▶ **Data**:
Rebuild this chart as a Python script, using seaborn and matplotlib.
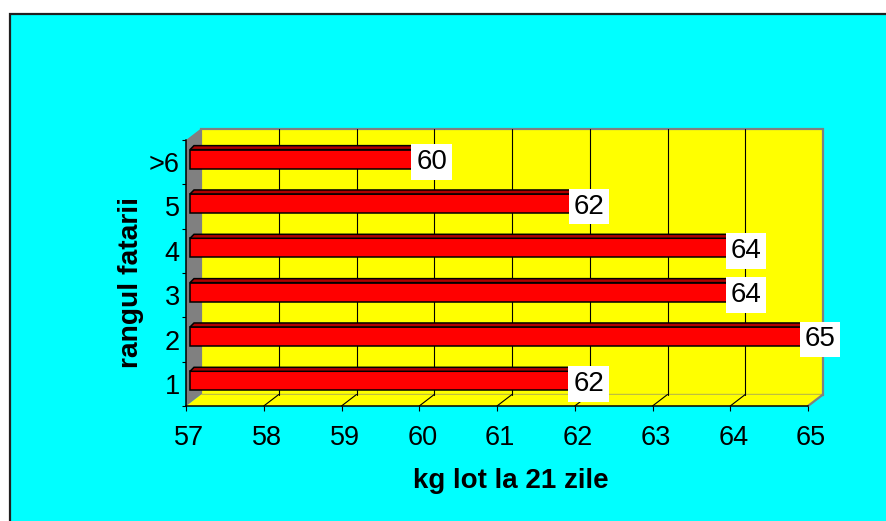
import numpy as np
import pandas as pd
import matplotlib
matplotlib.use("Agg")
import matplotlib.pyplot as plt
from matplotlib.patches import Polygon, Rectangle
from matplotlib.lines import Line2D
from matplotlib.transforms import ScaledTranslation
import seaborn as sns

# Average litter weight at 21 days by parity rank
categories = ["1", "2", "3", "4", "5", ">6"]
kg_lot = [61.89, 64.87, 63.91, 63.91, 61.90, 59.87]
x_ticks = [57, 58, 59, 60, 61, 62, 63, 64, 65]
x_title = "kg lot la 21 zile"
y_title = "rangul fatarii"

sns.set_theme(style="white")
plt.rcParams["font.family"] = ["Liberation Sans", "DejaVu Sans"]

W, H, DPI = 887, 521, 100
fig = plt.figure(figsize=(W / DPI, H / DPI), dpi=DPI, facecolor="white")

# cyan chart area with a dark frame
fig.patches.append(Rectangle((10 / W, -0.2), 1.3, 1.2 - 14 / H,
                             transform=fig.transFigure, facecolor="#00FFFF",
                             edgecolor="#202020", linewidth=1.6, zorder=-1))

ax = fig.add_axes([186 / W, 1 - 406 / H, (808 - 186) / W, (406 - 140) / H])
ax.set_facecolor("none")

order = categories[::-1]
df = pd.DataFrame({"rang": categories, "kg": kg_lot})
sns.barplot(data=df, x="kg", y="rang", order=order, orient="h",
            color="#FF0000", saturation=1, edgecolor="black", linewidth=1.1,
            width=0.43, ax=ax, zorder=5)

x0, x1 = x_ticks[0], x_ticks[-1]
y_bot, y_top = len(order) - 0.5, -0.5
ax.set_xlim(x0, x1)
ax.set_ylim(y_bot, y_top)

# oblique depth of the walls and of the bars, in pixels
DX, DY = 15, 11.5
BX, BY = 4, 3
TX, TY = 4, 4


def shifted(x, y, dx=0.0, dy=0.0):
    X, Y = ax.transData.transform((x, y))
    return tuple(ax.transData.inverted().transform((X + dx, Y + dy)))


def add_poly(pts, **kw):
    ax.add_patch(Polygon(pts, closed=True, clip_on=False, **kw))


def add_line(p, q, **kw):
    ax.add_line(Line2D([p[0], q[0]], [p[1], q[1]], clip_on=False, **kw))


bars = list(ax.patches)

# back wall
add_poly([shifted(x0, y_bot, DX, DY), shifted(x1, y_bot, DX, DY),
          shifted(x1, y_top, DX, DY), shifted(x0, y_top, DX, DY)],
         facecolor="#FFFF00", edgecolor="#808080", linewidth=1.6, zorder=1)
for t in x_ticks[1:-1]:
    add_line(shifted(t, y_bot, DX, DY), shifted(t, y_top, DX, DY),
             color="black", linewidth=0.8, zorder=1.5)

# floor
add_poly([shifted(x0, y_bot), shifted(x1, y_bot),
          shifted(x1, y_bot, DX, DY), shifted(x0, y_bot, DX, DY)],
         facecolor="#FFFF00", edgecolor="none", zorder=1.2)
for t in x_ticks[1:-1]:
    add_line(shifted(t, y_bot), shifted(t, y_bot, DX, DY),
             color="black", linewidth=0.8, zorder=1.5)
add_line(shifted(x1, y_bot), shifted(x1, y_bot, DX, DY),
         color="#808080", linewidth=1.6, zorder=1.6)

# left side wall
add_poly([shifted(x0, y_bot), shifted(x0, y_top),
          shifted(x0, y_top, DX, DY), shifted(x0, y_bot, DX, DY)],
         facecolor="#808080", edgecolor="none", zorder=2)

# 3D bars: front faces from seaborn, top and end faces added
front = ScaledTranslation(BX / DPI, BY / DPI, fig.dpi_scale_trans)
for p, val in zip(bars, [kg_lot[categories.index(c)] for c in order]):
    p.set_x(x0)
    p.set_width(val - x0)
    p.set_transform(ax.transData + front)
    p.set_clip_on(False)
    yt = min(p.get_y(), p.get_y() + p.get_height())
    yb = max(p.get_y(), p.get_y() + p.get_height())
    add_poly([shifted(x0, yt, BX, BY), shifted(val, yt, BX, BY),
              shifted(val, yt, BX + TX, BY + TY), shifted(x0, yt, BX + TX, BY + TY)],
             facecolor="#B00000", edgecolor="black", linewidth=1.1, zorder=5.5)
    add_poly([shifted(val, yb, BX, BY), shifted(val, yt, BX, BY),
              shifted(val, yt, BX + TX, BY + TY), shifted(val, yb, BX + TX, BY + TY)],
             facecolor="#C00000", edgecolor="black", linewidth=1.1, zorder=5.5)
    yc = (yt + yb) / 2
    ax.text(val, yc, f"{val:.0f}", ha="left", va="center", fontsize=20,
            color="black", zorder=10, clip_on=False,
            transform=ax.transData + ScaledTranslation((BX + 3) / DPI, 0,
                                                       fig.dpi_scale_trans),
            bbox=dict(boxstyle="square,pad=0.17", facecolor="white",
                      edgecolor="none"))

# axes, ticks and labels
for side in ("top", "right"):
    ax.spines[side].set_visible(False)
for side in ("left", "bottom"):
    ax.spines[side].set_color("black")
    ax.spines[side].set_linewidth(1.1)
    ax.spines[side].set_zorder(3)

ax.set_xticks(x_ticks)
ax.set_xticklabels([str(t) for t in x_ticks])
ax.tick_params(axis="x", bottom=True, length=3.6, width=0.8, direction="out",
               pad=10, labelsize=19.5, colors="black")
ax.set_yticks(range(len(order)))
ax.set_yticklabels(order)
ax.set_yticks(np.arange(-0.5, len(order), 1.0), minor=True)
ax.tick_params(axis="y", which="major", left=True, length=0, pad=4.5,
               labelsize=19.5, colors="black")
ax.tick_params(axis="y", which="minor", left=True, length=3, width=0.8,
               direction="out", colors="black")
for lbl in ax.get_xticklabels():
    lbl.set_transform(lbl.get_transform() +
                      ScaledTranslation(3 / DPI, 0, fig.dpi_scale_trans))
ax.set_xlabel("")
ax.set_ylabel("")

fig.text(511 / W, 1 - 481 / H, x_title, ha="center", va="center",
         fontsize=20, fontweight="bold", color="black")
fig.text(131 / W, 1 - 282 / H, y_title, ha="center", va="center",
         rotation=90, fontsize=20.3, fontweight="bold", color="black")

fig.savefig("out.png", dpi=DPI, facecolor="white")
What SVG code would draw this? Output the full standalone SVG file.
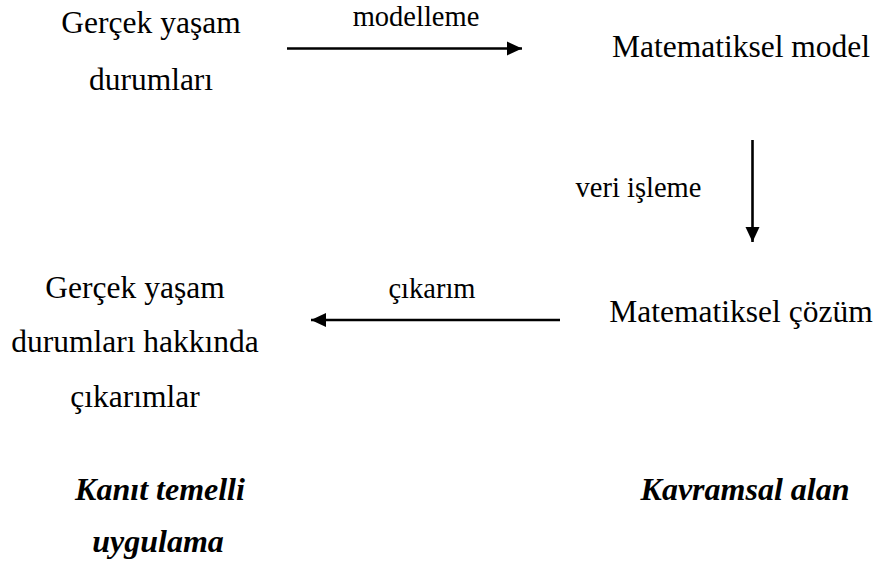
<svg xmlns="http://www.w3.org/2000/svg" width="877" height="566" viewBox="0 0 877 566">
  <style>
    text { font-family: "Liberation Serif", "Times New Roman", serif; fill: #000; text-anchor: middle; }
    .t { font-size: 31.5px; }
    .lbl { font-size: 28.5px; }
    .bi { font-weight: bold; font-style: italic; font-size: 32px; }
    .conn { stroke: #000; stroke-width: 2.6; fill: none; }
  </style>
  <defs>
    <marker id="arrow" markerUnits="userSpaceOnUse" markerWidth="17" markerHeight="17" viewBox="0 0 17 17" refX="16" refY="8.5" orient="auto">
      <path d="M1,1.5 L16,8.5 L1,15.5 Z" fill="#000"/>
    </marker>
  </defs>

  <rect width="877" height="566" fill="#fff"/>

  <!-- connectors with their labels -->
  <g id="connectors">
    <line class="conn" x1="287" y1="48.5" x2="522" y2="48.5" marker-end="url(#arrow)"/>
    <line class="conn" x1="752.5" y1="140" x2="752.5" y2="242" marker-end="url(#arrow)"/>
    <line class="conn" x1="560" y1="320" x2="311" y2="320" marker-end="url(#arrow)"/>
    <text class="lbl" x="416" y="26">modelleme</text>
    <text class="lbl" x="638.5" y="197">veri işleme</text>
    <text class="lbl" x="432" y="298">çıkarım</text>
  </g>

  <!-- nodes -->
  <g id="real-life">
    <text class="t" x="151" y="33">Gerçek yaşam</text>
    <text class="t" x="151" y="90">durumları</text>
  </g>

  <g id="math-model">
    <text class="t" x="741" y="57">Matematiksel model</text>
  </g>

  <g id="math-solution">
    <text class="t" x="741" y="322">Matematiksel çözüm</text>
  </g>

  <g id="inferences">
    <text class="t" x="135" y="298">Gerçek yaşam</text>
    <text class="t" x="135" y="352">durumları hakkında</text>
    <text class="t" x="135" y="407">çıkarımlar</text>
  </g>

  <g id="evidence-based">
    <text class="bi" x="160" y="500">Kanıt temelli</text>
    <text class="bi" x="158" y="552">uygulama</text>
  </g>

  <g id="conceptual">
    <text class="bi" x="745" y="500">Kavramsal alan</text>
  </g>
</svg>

▶ **Task requirements**:
Pictures stay out. Print the data exactly, from its first line through the line containing "fig = plt.figure(figsize=(W".

▶ **Written answer**:
Rebuild this chart as a Python script, using seaborn and matplotlib.
import numpy as np
import pandas as pd
import matplotlib
matplotlib.use("Agg")
import matplotlib.pyplot as plt
from matplotlib.patches import Polygon, Rectangle
from matplotlib.lines import Line2D
from matplotlib.transforms import ScaledTranslation
import seaborn as sns

# Average litter weight at 21 days by parity rank
categories = ["1", "2", "3", "4", "5", ">6"]
kg_lot = [61.89, 64.87, 63.91, 63.91, 61.90, 59.87]
x_ticks = [57, 58, 59, 60, 61, 62, 63, 64, 65]
x_title = "kg lot la 21 zile"
y_title = "rangul fatarii"

sns.set_theme(style="white")
plt.rcParams["font.family"] = ["Liberation Sans", "DejaVu Sans"]

W, H, DPI = 887, 521, 100
fig = plt.figure(figsize=(W / DPI, H / DPI), dpi=DPI, facecolor="white")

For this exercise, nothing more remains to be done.